Climate change: healthy debate not a health debate

Want the earth to be cooler? Unleash the psychologists.

At least, that’s the argument presented by one of the keynote speakers at the 2010 International Congress of Applied Psychology, being held in Melbourne this week.

According to Robert Gifford, a Professor of Psychology and Environmental Studies at the University of Victoria in British Columbia, the profession needs to help scientists and policymakers overcome the psychological barriers to action on climate change – things like the public’s limited understanding of the dangers of global warming, ideological reluctance, and mistrust of government.

He’s not alone: it’s a developing area of study. The American Psychological Association has a Task Force on the Interface Between Psychology and Global Climate Change. In a report last year, it too found psychologists should try to overcome our psychological barriers to saving the planet.

Of course, all this assumes that having governments take aggressive action on climate change as soon as possible is inherently desirable.

And if you don’t think so, well, you have psychological problems. Or, at least, we as a society do.

In other words, if we think the costs of climate change policies could be greater than the benefits, if we think there are better uses for the money governments want to spend on the environment, if some of us don’t want to make the lifestyle changes necessary to cut carbon emissions by 80 per cent, then we need psychological treatment.

Case closed.

But there is serious debate to be had about climate change. Debate about the best response to the changing climate and the degree to which we are responsible for that change.

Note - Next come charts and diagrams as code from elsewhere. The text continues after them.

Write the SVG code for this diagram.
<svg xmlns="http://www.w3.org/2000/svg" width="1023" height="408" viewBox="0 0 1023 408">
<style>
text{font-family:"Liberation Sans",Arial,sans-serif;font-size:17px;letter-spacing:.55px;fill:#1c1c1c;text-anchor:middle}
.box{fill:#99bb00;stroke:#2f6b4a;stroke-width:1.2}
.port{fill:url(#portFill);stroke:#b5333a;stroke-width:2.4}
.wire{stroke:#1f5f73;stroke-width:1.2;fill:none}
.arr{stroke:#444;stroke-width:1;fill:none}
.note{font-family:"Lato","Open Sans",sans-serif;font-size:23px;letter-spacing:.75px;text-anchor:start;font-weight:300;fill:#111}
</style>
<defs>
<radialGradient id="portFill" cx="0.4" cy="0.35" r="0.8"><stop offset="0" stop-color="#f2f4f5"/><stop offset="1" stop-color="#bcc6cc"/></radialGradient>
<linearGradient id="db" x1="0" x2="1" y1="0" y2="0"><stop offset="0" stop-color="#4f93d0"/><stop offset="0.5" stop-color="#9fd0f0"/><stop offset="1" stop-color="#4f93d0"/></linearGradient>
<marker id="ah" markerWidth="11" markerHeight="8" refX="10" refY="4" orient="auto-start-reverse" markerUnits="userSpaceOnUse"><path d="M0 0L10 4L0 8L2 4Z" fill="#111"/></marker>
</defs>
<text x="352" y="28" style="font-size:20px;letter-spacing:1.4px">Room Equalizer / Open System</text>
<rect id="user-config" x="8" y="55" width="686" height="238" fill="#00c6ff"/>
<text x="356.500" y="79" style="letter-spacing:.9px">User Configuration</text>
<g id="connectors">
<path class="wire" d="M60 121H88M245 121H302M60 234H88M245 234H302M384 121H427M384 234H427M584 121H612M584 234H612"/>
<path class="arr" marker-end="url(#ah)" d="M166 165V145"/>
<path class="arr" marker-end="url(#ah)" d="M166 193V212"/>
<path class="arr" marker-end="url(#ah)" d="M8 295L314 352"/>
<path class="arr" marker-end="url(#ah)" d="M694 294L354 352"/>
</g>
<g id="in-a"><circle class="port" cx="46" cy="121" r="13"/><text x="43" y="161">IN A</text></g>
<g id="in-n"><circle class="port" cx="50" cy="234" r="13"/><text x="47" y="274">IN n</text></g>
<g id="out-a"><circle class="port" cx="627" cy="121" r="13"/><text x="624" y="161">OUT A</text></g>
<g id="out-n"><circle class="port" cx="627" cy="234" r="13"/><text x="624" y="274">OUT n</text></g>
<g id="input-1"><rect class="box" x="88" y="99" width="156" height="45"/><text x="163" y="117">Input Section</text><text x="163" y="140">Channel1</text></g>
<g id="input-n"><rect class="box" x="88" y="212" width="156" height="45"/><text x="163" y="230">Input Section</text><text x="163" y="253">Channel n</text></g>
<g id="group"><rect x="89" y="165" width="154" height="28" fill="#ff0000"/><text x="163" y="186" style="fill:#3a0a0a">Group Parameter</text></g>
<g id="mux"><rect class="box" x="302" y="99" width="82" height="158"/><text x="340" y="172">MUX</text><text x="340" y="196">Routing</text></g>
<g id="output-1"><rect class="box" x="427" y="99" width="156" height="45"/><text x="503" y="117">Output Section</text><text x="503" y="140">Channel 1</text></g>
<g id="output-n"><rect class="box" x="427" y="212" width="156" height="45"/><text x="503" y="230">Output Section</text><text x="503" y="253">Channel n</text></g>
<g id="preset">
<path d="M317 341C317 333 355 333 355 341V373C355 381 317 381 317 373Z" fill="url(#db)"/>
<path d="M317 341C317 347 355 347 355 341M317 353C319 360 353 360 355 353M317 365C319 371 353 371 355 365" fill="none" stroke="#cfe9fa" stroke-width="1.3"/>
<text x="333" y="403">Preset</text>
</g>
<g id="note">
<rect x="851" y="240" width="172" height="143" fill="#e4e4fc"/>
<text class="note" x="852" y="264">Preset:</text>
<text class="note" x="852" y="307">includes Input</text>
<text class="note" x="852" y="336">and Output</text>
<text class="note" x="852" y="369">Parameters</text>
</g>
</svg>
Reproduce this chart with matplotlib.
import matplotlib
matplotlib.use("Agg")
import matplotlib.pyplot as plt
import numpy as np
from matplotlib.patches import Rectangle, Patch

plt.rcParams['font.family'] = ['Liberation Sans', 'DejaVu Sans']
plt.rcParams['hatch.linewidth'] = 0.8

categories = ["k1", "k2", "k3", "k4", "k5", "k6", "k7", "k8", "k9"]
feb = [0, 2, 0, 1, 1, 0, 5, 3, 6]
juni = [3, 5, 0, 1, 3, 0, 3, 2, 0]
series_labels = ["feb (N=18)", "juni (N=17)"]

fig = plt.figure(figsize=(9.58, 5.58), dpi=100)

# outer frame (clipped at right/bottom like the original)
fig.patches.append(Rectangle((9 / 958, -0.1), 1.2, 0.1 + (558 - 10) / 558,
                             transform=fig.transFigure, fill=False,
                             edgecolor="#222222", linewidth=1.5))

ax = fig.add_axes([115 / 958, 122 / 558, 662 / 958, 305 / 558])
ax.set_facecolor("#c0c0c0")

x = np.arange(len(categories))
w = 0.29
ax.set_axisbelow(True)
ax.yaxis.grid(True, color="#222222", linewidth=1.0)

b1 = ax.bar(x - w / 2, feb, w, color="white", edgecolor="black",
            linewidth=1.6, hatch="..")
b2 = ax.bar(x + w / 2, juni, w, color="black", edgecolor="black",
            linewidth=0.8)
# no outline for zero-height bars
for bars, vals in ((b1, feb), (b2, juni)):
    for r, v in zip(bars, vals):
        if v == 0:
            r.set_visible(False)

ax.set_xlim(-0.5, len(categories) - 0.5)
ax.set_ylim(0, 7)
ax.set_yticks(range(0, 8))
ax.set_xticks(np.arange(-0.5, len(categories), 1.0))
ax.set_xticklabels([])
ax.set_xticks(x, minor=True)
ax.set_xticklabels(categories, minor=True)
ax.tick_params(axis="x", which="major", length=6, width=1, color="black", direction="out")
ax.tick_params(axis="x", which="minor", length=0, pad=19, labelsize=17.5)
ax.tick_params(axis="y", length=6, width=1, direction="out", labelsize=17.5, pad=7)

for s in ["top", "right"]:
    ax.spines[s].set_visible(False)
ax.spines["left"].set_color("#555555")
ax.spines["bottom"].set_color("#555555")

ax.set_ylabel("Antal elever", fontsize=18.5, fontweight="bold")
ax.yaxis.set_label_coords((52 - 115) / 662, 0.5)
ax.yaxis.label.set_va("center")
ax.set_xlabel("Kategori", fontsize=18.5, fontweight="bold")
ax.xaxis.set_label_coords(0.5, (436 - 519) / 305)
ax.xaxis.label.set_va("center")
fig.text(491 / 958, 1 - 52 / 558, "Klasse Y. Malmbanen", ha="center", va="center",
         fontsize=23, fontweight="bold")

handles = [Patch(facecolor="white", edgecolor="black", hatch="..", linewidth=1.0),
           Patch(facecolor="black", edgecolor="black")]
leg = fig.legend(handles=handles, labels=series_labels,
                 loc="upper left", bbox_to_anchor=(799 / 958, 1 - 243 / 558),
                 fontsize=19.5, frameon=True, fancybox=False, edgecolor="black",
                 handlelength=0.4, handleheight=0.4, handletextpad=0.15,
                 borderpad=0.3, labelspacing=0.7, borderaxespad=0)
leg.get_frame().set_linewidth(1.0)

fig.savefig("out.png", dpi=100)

Debate about how we can adapt to a warmer or colder environment. Debate about whether Australia should bother trying to “lead the world” if the world isn’t interested in following.

Instead of tackling those questions, many climate activists would prefer to treat the existence of public uncertainty about the origin, costs and consequences of climate change as not just wrong, but corrupt, immoral, and, now, unhealthy.

This attitude has the stale whiff of authoritarianism. Not to the degree that dictatorships have used psychology as a tool of political power, jailing dissidents in mental institutions, sure. But it is distinctly authoritarian to respond to a political disagreement with a medical diagnosis.

The Australian Psychological Society claims the profession has a “special responsibility to be proactively involved in fostering more ecologically sensitive and sustainable behaviours and lifestyles”. This seems a little outside its brief.

Yet it accords with the trendy view that lawmakers should team up with psychologists to manipulate our decisions. People apparently need a little help from social engineers to ensure they make the “best” choices about their personal diet, finances, and lifestyle.

Thus the huge range of personal values and opinions held by individuals can be treated as if they are deviant in some way, and need professional and legal treatment.

No-one is disputing the electorate has misguided views about many public policy questions.

In his 2007 book The Myth of the Rational Voter: Why Democracies Choose Bad Policies, Bryan Caplan documented the four big economic biases – views held by the general public but rejected by economists who have spent years or decades studying them.

People tend to underestimate the value of labour-saving practices. They overlook the benefits of free trade. They believe the economy is always in decline, and they undervalue the social benefits of the voluntary interaction in the marketplace.

These beliefs account for much of the harmful demagoguery which surrounds economic debate.

Yet neither the Australian Psychological Society nor the American Psychological Association has a section on their website dedicated to the psychological barriers to sound economic policy making, as they do with climate change. Nor do their conferences focus on diagnosing the impediments to international support for lower tariffs.

Instead we all rightly treat economic policy as a legitimate area for discussion and disagreement. Climate change policy needs to be approached with the same open attitude.

The way the debate over climate change has developed has encouraged this sort of public policy dogmatism.

The Intergovernmental Panel on Climate Change (IPCC) has been promoted as the last word on climate.

The IPCC process is a bold attempt by a small number of experts to distil an enormous amount of scholarship into a single document, with enough coherence for politicians to act upon.

So the IPCC’s reports are not just dispassionate reviews of the scientific literature. They are riddled with economic assumptions, political judgements, and ethical and moral assessments.

That the general public is sceptical the IPCC has reached scholarly perfection – to question some of its judgments – is not an indication we all have psychological issues. It’s healthy debate.